Gingerbread fans
Parents and their kids make gingerbread houses at Domain bakery, at East Beijing hotel. [Photo/China Daily] |
Sweet and savory confection becomes a holiday favorite in China, Mike Peters reports.
Yang Yongfang (also known as Chef Grace) is just one hotel pastry chef in China who's been in a gingerbread frenzy this month. For Domain bakery at Beijing's East hotel, she's created do-it-yourself gingerbread-house kits, and all month she's been hosting groups of local Chinese schoolchildren who squirt fat streams of white icing to glue the pieces together and then decorate them.
"When we came up with this idea, we thought we'd sell maybe 10," says the hotel spokeswoman, Mina Yan. "But thanks to social media, it really took off. I know we've done at least 200. Chef Grace says she's done nothing but made gingerbread all month. She probably wants to kill me."
While gingerbread is unfamiliar to some Chinese, everybody knows the ginger root that gives it flavor - used much more in everyday cooking in Asia than in the West. Gingerbread can be a cake or a type of cookie or biscuit; in the latter form, it's popular to cut the dough into shapes of gingerbread men before baking.

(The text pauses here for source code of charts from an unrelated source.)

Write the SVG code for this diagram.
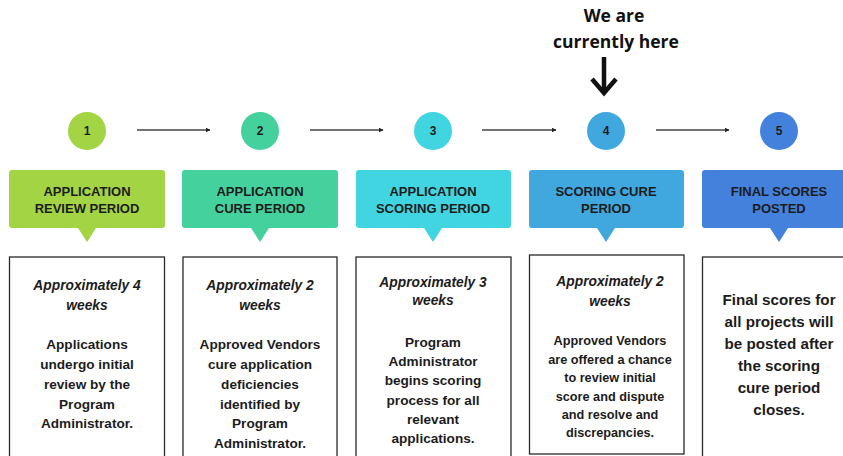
<svg xmlns="http://www.w3.org/2000/svg" width="843" height="456" viewBox="0 0 843 456">
<defs>
<marker id="ah" viewBox="0 0 10 10" refX="9" refY="5" markerWidth="5" markerHeight="5" orient="auto" markerUnits="userSpaceOnUse">
<path d="M0,0 L10,5 L0,10 z" fill="#222"/>
</marker>
<style>
text{font-family:"Liberation Sans",Arial,sans-serif;font-weight:bold;fill:#1c1c1c;text-anchor:middle}
.num{font-size:12px}
.lbl{font-size:13px}
.it{font-size:13.8px;font-style:italic}
.body{font-size:13.6px}
.body4{font-size:12.7px}
.body5{font-size:15.2px}
.top{font-family:"Open Sans","Liberation Sans",sans-serif;font-weight:700;font-size:17.5px;fill:#111}
.desc{fill:#fff;stroke:#2a2a2a;stroke-width:1.3}
.conn{stroke:#444;stroke-width:1.6;fill:none}
</style>
</defs>
<rect width="843" height="456" fill="#fff"/>

<g id="header">
<text class="top" x="614" y="22">We are</text>
<text class="top" x="616" y="48">currently here</text>
<line x1="604" y1="57" x2="604" y2="92" stroke="#111" stroke-width="4.5"/>
<polyline points="592,79 604,93 616,79" fill="none" stroke="#111" stroke-width="4.5" stroke-linejoin="miter"/>
</g>

<g id="connectors">
<line class="conn" x1="137" y1="130" x2="210" y2="130" marker-end="url(#ah)"/>
<line class="conn" x1="310" y1="130" x2="383" y2="130" marker-end="url(#ah)"/>
<line class="conn" x1="482" y1="130" x2="556" y2="130" marker-end="url(#ah)"/>
<line class="conn" x1="656" y1="130" x2="729" y2="130" marker-end="url(#ah)"/>
</g>

<g id="step1">
<circle cx="87" cy="131" r="19" fill="#a2d443"/>
<text class="num" x="87" y="135">1</text>
<path d="M12,170 H162 a3,3 0 0 1 3,3 V225 a3,3 0 0 1 -3,3 H96 L87,242 L78,228 H12 a3,3 0 0 1 -3,-3 V173 a3,3 0 0 1 3,-3 z" fill="#a2d443"/>
<text class="lbl" x="87" y="196">APPLICATION</text>
<text class="lbl" x="87" y="213">REVIEW PERIOD</text>
<rect class="desc" x="9.5" y="257" width="155" height="210"/>
<text class="it" x="87" y="290">Approximately 4</text>
<text class="it" x="87" y="310">weeks</text>
<text class="body" x="87" y="349">Applications</text>
<text class="body" x="87" y="369">undergo initial</text>
<text class="body" x="87" y="389">review by the</text>
<text class="body" x="87" y="409">Program</text>
<text class="body" x="87" y="428">Administrator.</text>
</g>

<g id="step2">
<circle cx="260" cy="131" r="19" fill="#45d19e"/>
<text class="num" x="260" y="135">2</text>
<path d="M185,170 H335 a3,3 0 0 1 3,3 V225 a3,3 0 0 1 -3,3 H269 L260,242 L251,228 H185 a3,3 0 0 1 -3,-3 V173 a3,3 0 0 1 3,-3 z" fill="#45d19e"/>
<text class="lbl" x="260" y="196">APPLICATION</text>
<text class="lbl" x="260" y="213">CURE PERIOD</text>
<rect class="desc" x="183" y="257" width="154" height="210"/>
<text class="it" x="260" y="290">Approximately 2</text>
<text class="it" x="260" y="310">weeks</text>
<text class="body" x="260" y="349">Approved Vendors</text>
<text class="body" x="260" y="369">cure application</text>
<text class="body" x="260" y="389">deficiencies</text>
<text class="body" x="260" y="409">identified by</text>
<text class="body" x="260" y="428">Program</text>
<text class="body" x="260" y="448">Administrator.</text>
</g>

<g id="step3">
<circle cx="433" cy="131" r="19" fill="#40d5e1"/>
<text class="num" x="433" y="135">3</text>
<path d="M359,170 H508 a3,3 0 0 1 3,3 V225 a3,3 0 0 1 -3,3 H442 L433,242 L424,228 H359 a3,3 0 0 1 -3,-3 V173 a3,3 0 0 1 3,-3 z" fill="#40d5e1"/>
<text class="lbl" x="433" y="196">APPLICATION</text>
<text class="lbl" x="433" y="213">SCORING PERIOD</text>
<rect class="desc" x="356" y="257" width="155" height="210"/>
<text class="it" x="433" y="287">Approximately 3</text>
<text class="it" x="433" y="305">weeks</text>
<text class="body" x="433" y="347">Program</text>
<text class="body" x="433" y="366">Administrator</text>
<text class="body" x="433" y="385">begins scoring</text>
<text class="body" x="433" y="405">process for all</text>
<text class="body" x="433" y="424">relevant</text>
<text class="body" x="433" y="443">applications.</text>
</g>

<g id="step4">
<circle cx="606" cy="131" r="19" fill="#40a7df"/>
<text class="num" x="606" y="135">4</text>
<path d="M532,170 H681 a3,3 0 0 1 3,3 V225 a3,3 0 0 1 -3,3 H615 L606,242 L597,228 H532 a3,3 0 0 1 -3,-3 V173 a3,3 0 0 1 3,-3 z" fill="#40a7df"/>
<text class="lbl" x="606" y="196">SCORING CURE</text>
<text class="lbl" x="606" y="213">PERIOD</text>
<rect class="desc" x="529.5" y="255" width="154.5" height="199"/>
<text class="it" x="610" y="286">Approximately 2</text>
<text class="it" x="610" y="306">weeks</text>
<text class="body4" x="610" y="345">Approved Vendors</text>
<text class="body4" x="610" y="364">are offered a chance</text>
<text class="body4" x="610" y="382">to review initial</text>
<text class="body4" x="610" y="401">score and dispute</text>
<text class="body4" x="610" y="419">and resolve and</text>
<text class="body4" x="610" y="437">discrepancies.</text>
</g>

<g id="step5">
<circle cx="779" cy="131" r="19" fill="#4381dc"/>
<text class="num" x="779" y="135">5</text>
<path d="M705,170 H854 a3,3 0 0 1 3,3 V225 a3,3 0 0 1 -3,3 H788 L779,242 L770,228 H705 a3,3 0 0 1 -3,-3 V173 a3,3 0 0 1 3,-3 z" fill="#4381dc"/>
<text class="lbl" x="779" y="196">FINAL SCORES</text>
<text class="lbl" x="779" y="213">POSTED</text>
<rect class="desc" x="702.5" y="257" width="155" height="210"/>
<text class="body5" x="779" y="305">Final scores for</text>
<text class="body5" x="779" y="327">all projects will</text>
<text class="body5" x="779" y="349">be posted after</text>
<text class="body5" x="779" y="371">the scoring</text>
<text class="body5" x="779" y="393">cure period</text>
<text class="body5" x="779" y="415">closes.</text>
</g>
</svg>
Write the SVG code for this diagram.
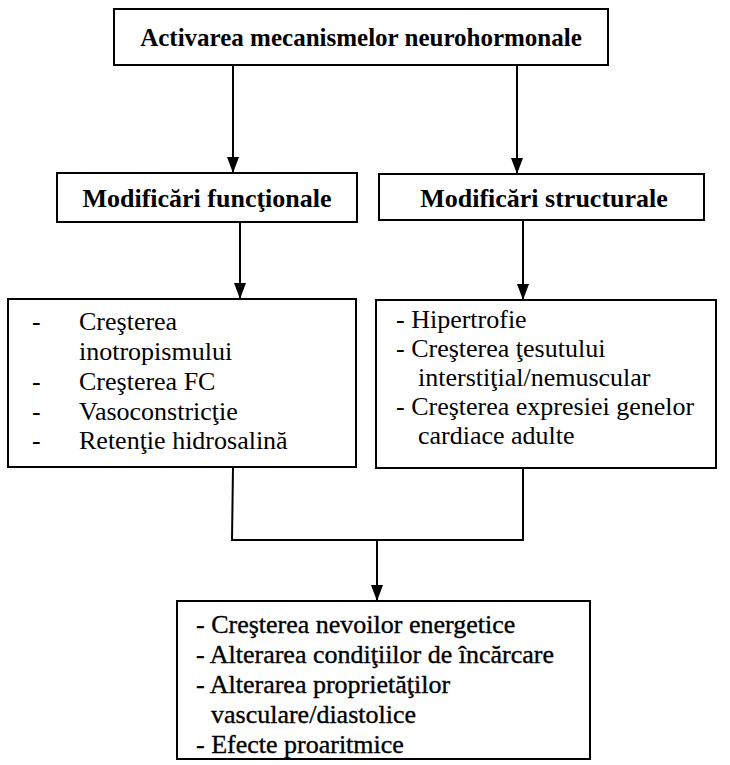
<svg xmlns="http://www.w3.org/2000/svg" width="730" height="765" viewBox="0 0 730 765">
<style>
.box{fill:#fff;stroke:#000;stroke-width:2}
.t{fill:#000;font-family:"Liberation Serif",Tinos,"Noto Serif","DejaVu Serif","Times New Roman",Times,serif}
.b{font-weight:bold;font-size:25px}
.m{font-weight:bold;font-size:26px}
.r{font-size:26px}
.bt{font-size:26px;stroke:#000;stroke-width:0.35}
.ln{fill:none;stroke:#000;stroke-width:2}
</style>
<defs>
<marker id="a2" markerWidth="16" markerHeight="12" refX="16" refY="6" orient="auto" markerUnits="userSpaceOnUse" viewBox="0 0 16 12">
<path d="M0,0 L16,6 L0,12 Z" fill="#000"/>
</marker>
</defs>
<g id="connectors">
<line class="ln" x1="233" y1="65" x2="233" y2="173" marker-end="url(#a2)"/>
<line class="ln" x1="517" y1="65" x2="517" y2="174" marker-end="url(#a2)"/>
<line class="ln" x1="240" y1="222" x2="240" y2="299" marker-end="url(#a2)"/>
<line class="ln" x1="523" y1="220" x2="523" y2="300" marker-end="url(#a2)"/>
<polyline class="ln" points="233,467 232,540 523,540 523,468"/>
<line class="ln" x1="377" y1="540" x2="377" y2="601" marker-end="url(#a2)"/>
</g>
<g id="n-top">
<rect class="box" x="114" y="9" width="494" height="56"/>
<text class="t b" x="361" y="46" text-anchor="middle">Activarea mecanismelor neurohormonale</text>
</g>
<g id="n-func">
<rect class="box" x="57" y="173" width="300" height="49"/>
<text class="t m" x="207" y="207" text-anchor="middle">Modificări funcţionale</text>
</g>
<g id="n-struct">
<rect class="box" x="379" y="174" width="325" height="46"/>
<text class="t m" x="544" y="207" text-anchor="middle">Modificări structurale</text>
</g>
<g id="n-func-list">
<rect class="box" x="8" y="299" width="348" height="168"/>
<text class="t r" x="32" y="330">-</text>
<text class="t r" x="79" y="330">Creşterea</text>
<text class="t r" x="79" y="360">inotropismului</text>
<text class="t r" x="32" y="390">-</text>
<text class="t r" x="79" y="390">Creşterea FC</text>
<text class="t r" x="32" y="420">-</text>
<text class="t r" x="79" y="420">Vasoconstricţie</text>
<text class="t r" x="32" y="449">-</text>
<text class="t r" x="79" y="449">Retenţie hidrosalină</text>
</g>
<g id="n-struct-list">
<rect class="box" x="376" y="300" width="340" height="168"/>
<text class="t r" x="396" y="328">- Hipertrofie</text>
<text class="t r" x="396" y="357">- Creşterea ţesutului</text>
<text class="t r" x="418" y="386">interstiţial/nemuscular</text>
<text class="t r" x="396" y="415">- Creşterea expresiei genelor</text>
<text class="t r" x="418" y="444">cardiace adulte</text>
</g>
<g id="n-effects">
<rect class="box" x="177" y="601" width="413" height="158"/>
<text class="t bt" x="196" y="633">- Creşterea nevoilor energetice</text>
<text class="t bt" x="196" y="663">- Alterarea condiţiilor de încărcare</text>
<text class="t bt" x="196" y="693">- Alterarea proprietăţilor</text>
<text class="t bt" x="211" y="723">vasculare/diastolice</text>
<text class="t bt" x="196" y="753">- Efecte proaritmice</text>
</g>
</svg>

The first recorded gingerbread, as we know it today, was made for England's Queen Elizabeth I, who had it served to important foreign visitors.
Jean-Luc Vasseur, executive pastry chef at the Ritz-Carlton Shanghai, Pudong, says he enjoys making gingerbread during the holidays in different shapes. For the hotel's high tea, for example, he makes soft gingerbread lollipops with orange marmalade in the center. "Chinese people like it because I put a lot of citrus flavor in it and a little star anise."
His Chinese guests like the flavor "if you play with it", he says, but notes that they don't care much for the hard biscuit-type gingerbread cookies favored in the West. "So we do cupcakes with gingerbread flavors, or creme brulee."
The biscuit-type gingerbread is also made into houses - from the tabletop sizes Chef Grace makes with kids to almost life-size houses in some hotel lobbies that people can walk inside to buy holiday goodies.